Is a flawed solution better than no solution at all?
With that question in mind, it’s time to step back and re-examine the NFL’s “Rooney Rule”.
Born of noble motives, the Rooney Rule requires NFL teams to interview at least one minority candidate for all head coaching vacancies. Six years later, its successes can’t be argued.
In 2003, when Steelers owner Dan Rooney chaired a committee to study the issue of why there were so few minority head coaches in the NFL, 70 percent of the players in the league were black, compared to only six percent of its head coaches. The latter number has more than tripled since then, and numerous minority coaches are still in the running for openings around the league this offseason. That’s progress.
And in a coincidental twist, Rooney was brought to his current head coach, Mike Tomlin, because of the rule that unofficially bears his name. In the wake of Bill Cower’s 2007 retirement, Steeler assistants Russ Grimm and Ken Whisenhunt were the frontrunners for the Pittsburgh job. Tomlin was brought in to satisfy the rule, but ended up winning the job. Two years later, he’s led the Steelers to a 22-10 record in the regular season, two consecutive postseason appearances and this weekend he’ll lead them in the AFC Championship game.
Safe to say the Rooney Rule worked there, and in getting others like Tomlin interviews they might not have had without it.
But because it brings race into the hiring process, it’s an imperfect solution.
Potential candidates should not be judged on the color of their skin, but on the content of their coaching character, right? Somebody wise once said something to that effect.
It’s also imperfect because it’s far from foolproof in that it only works if the hiring party is serious about bringing in a minority candidate. Interviewing a “token” candidate sheerly to avoid a fine from the league not only skirts the spirit of the rule, but it subjects professionals to unwarranted indignities.
“How do you determine if the interview is really serious?” Deion Sanders, the former all-pro cornerback, now an analyst for the NFL Network, said to USA Today in 2007. “Is the interview conducted for the rule, or because there’s really a desire to consider this candidate?”
After Cowboys owner Jerry Jones interviewed Dennis Green via phone to satisfy the rule prior to hiring Bill Parcells, the NFL revised the rule to mandate face-to-face interviews. Probably not fair to Green, but Parcells was the better candidate after all. And shouldn’t Jones be able to hire the man he already knew he wanted?
And if the face-to-face rule extended to front office hires, the Falcons may not have landed Thomas Dimitroff, the general manager who helped spin the franchise on its axis and was famously hired after a web conference interview.
John Wooten, though, says he doesn’t worry about the rule’s imperfections. Its benefits are too great.

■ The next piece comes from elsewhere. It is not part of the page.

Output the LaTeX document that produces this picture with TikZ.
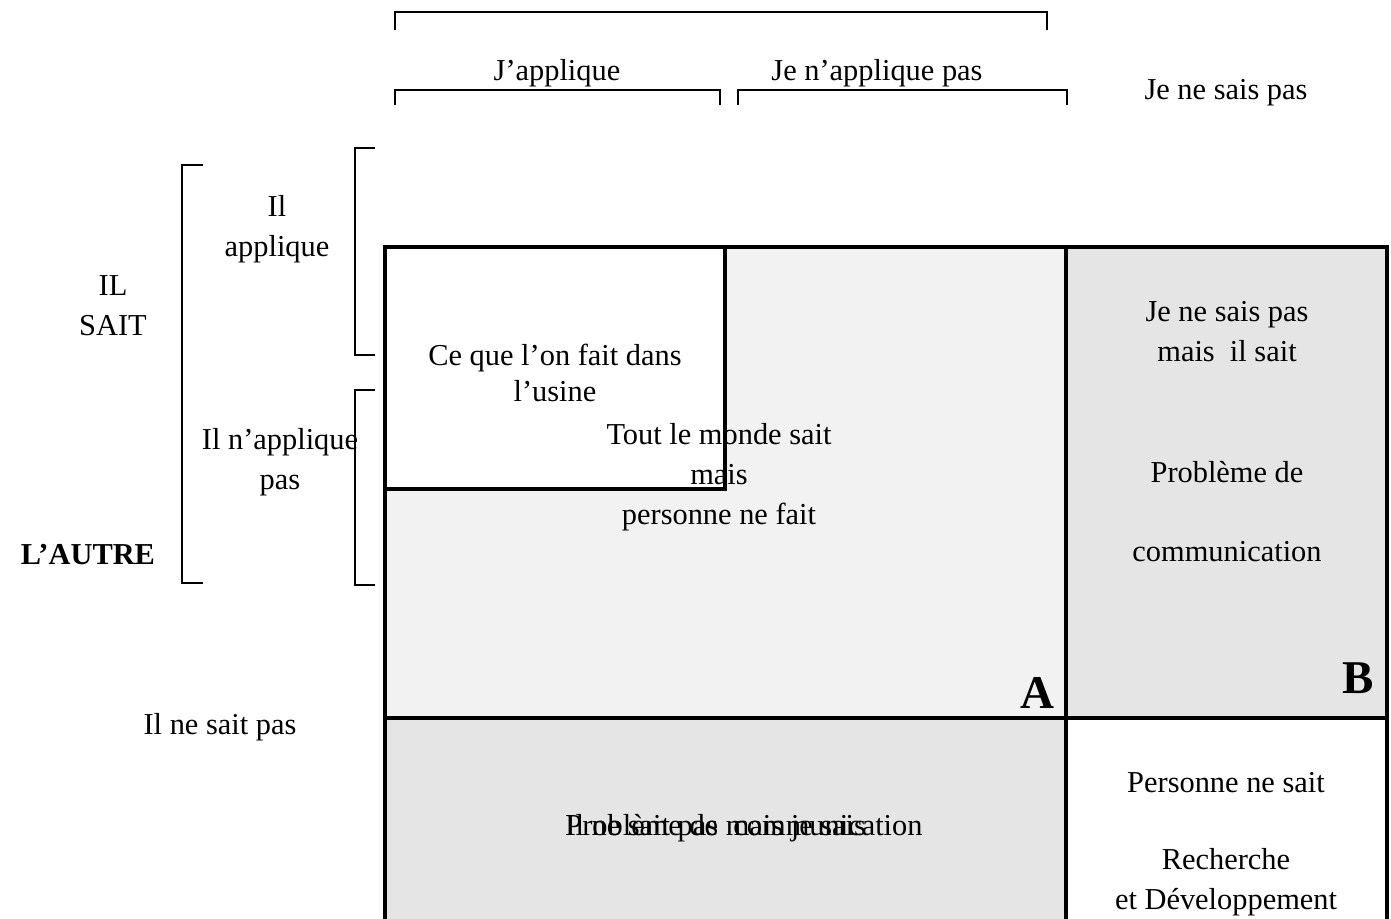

“(The Rooney Rule) is really working,” said Wooten, the chairman of the Fritz Pollard Alliance, which was formed just months after founding members Johnnie Cochran and Cyrus Mehri issued the report that first prompted the NFL to examine its minority hiring practices. “The thing we’re most happy with is we’re seeing minority coaches interviewing with two or three teams. That’s all you can ever ask for.
“The interview process — and we believe in it — gives you a chance to show and let people know what you can do. You can’t ask for more than that.”
True enough. But what if a team never makes it to the interview process?
The growing “coach-in-waiting” trend has brought the Rooney Rule’s fallibility into sharper focus.
According to the rule, if the language in an assistant coach’s contract specifies that he will assume head coaching duties when the current coach vacates the position, then that team may forego the normal interview process. That prevents any minority candidates from a shot at the job.
Unless, of course, the coach-in-waiting is a minority.
As luck would have it, two previously ordained candidates took over head coaching jobs this week: Jim Mora in Seattle (he’s white) and Jim Caldwell in Indianapolis (he’s black).
Wooten says he’s got no problem with that.
“Both of these guys (Colts owner Bill) Polian and (Seahawks general manager Tim) Ruskell went about it the right way,” Wooten said. “We believe in elevation from within the structure. If a man’s been there working his butt off for four years, why shouldn’t he get first shot at the job? What’s wrong with that, black or white?”
No argument here.
So in the eye of an optimist, maybe the recent progress is proof that the Rooney Rule will one day be obsolete, even if now the league is better with it than without.